Both of these chimneys got us to thinking about how maybe such a critter could enhance our camping gig. So, I dutifully bought yet another 8-foot of metal at Lowe's and set about improving on the design. First, I carefully ground down all the sharp edges and used aviation snips to round all the corners. Then we drilled 12 quarter-inch holes for each of the four 2-foot pieces. That's a total of 48-holes. Two of the pieces got an extra four holes each so that actually makes 56 holes. Then we bought twice the amount of nuts and bolts we would expect to use. Why buy so many bolts? Well, campers drop nuts and bolts into the deep dust of a campsite. Campers who spend too long digging in the dirt for lost nuts and bolts are NOT Happy Campers. If you buy twice as many nuts and bolts as you need, that means you can lose half of your nuts and bolts and still be OK. LBRs who camp will understand those mathematics.
Next, I tested the assembly of the chimney here at home. Naturally, some of the holes didn't match so new ones were drilled to make sure any Village Idiot could assembly it easily. Then I went off and bought a 10-foot stick of 3/8th inch rebar. I cut this into 3 equal pieces and make stakes to hold down the chimney. It would be a bummer of a high wind flipped the chimney and made it take off and run into a neighboring campsite. Yeah, real bummer.
Finally, I dedicated a new tarp to the chimney and carefully wrapped all the pieces in the tarp so that all edges were covered by a double layer of the tarp.
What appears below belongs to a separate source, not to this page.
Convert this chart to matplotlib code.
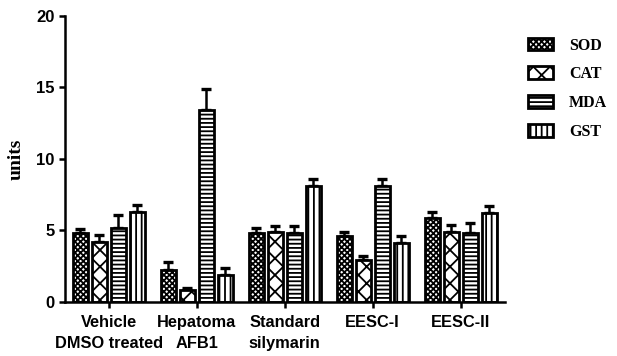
import numpy as np
import matplotlib.pyplot as plt

groups = ['Vehicle\nDMSO treated', 'Hepatoma\nAFB1', 'Standard\nsilymarin', 'EESC-I', 'EESC-II']
series = ['SOD', 'CAT', 'MDA', 'GST']
sod = [4.8, 2.2, 4.8, 4.6, 5.9]
cat = [4.2, 0.8, 4.9, 2.9, 4.9]
mda = [5.2, 13.4, 4.8, 8.1, 4.8]
gst = [6.3, 1.9, 8.1, 4.1, 6.2]
sod_err = [0.3, 0.6, 0.4, 0.3, 0.4]
cat_err = [0.5, 0.2, 0.4, 0.3, 0.5]
mda_err = [0.9, 1.5, 0.5, 0.5, 0.7]
gst_err = [0.5, 0.5, 0.5, 0.5, 0.5]

plt.rcParams['hatch.linewidth'] = 1.3
fig = plt.figure(figsize=(6.17, 3.56), dpi=100)
ax = fig.add_axes([0.105, 0.152, 0.713, 0.803])

x = np.arange(len(groups))
pitch = 0.216
width = 0.17
hatches = ['xxxxxx', 'xx', '----', '|||']
vals = [sod, cat, mda, gst]
errs = [sod_err, cat_err, mda_err, gst_err]
for i, (name, v, e, h) in enumerate(zip(series, vals, errs, hatches)):
    pos = x + (i - 1.5) * pitch
    ax.bar(pos, v, width, color='white', edgecolor='black', linewidth=2.0,
           hatch=h, label=name, zorder=2)
    ax.errorbar(pos, v, yerr=[np.zeros(len(v)), e], fmt='none', ecolor='black',
                elinewidth=1.8, capsize=3.5, capthick=2.4, zorder=1)

ax.set_xlim(-0.5, 4.5)
ax.set_ylim(0, 20)
ax.set_yticks([0, 5, 10, 15, 20])
ax.set_xticks(x)
ax.set_xticklabels(groups, fontfamily='Liberation Sans', fontweight='bold',
                   fontsize=11.8, linespacing=1.5)
for lab in ax.get_yticklabels():
    lab.set_fontfamily('Liberation Sans')
    lab.set_fontweight('bold')
    lab.set_fontsize(12)
ax.spines['top'].set_visible(False)
ax.spines['right'].set_visible(False)
for s in ['left', 'bottom']:
    ax.spines[s].set_linewidth(1.8)
ax.tick_params(width=1.8, length=4.5, direction='out', pad=3)
ax.tick_params(axis='x', pad=5)
ax.set_ylabel('units', fontfamily='Liberation Serif', fontweight='bold', fontsize=14, labelpad=8)

leg = ax.legend(loc='upper left', bbox_to_anchor=(1.021, 0.975), frameon=False,
                prop={'family': 'Liberation Serif', 'weight': 'bold', 'size': 11.5},
                handlelength=1.55, handleheight=0.85, labelspacing=0.8, handletextpad=1.0)

plt.savefig('out.png', dpi=100)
Next, this package was tied up like a Christmas package and it was good to go.
At camp, we had a large group-sized picnic table at least 16 feet long maybe 20.
So, I was able to lay out all of the pieces and carefully size them for the Forest Service fire ring. (That's the reason for the many holes. Campfire rings come in a variety of diameters. With so many holes, the chimney cam be sized for the prevailing fire ring diameter.)
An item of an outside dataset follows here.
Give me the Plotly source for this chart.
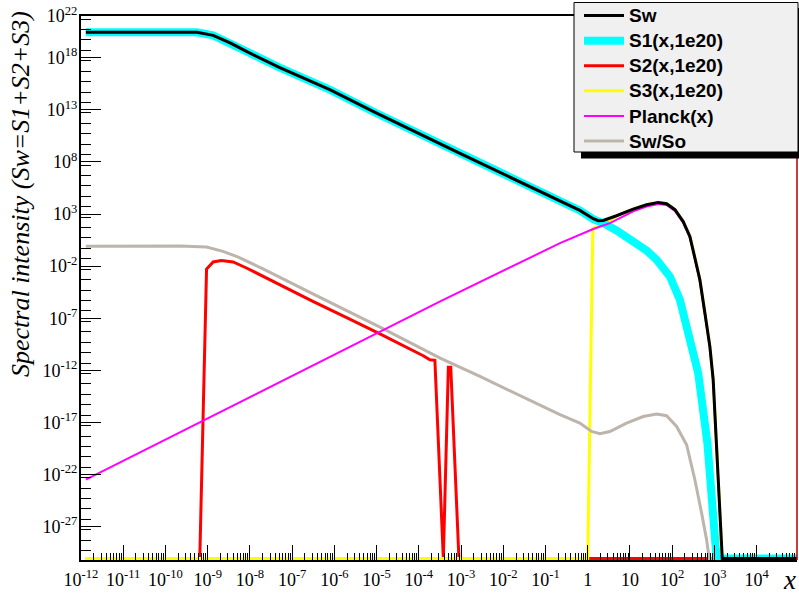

Viola, the campfire chimney fit like a hand in glove with the fire ring at the Five Points Campground. It performed flawlessly. It's a gem. It's a keeper. It's awesome. We love it. We're never going camping again without it. It puts out so much more warmth than a regular campfire. It's so much safer. It's easier to light. It's easier to tend. There's less smoke. The fire burns hotter, longer. You can turn your back on the fire for extended periods without worrying about it. Plus, as an added bonus, it would be much more difficult to actually fall INTO the fire. Addicted campers know that falling into a fire came be an ever present danger on the far back side of Happy Hour. Falling into a campfire is not a good thing. The chimney effectively precludes that option. It's a "campfire fall preventer" for stability-challenged campers. There's no downsides that we can think of. It lies flat when packed into the truck and has no affect on how we rig the gear. It doesn't weigh enough to be a factor in the gear rigging. The cost, including nuts and bolts, is less than $20. What's not to like about it? Nothing.
The campfire chimney is definitely the New Star of the Show. Farrah was a hot item when she first appeared on the scene about 10 years ago. She still gets rave reviews from first time users. But she's over a whole decade old. It was high time something innovative came along to take the heat off Farrah. (No pun intended, of course.) Sooner or later, (It's only a matter of time) Susun will come up with a name for the chimney. Heaven only knows what the name will be but I can guarantee you, a name is forthcoming. Any suggestions?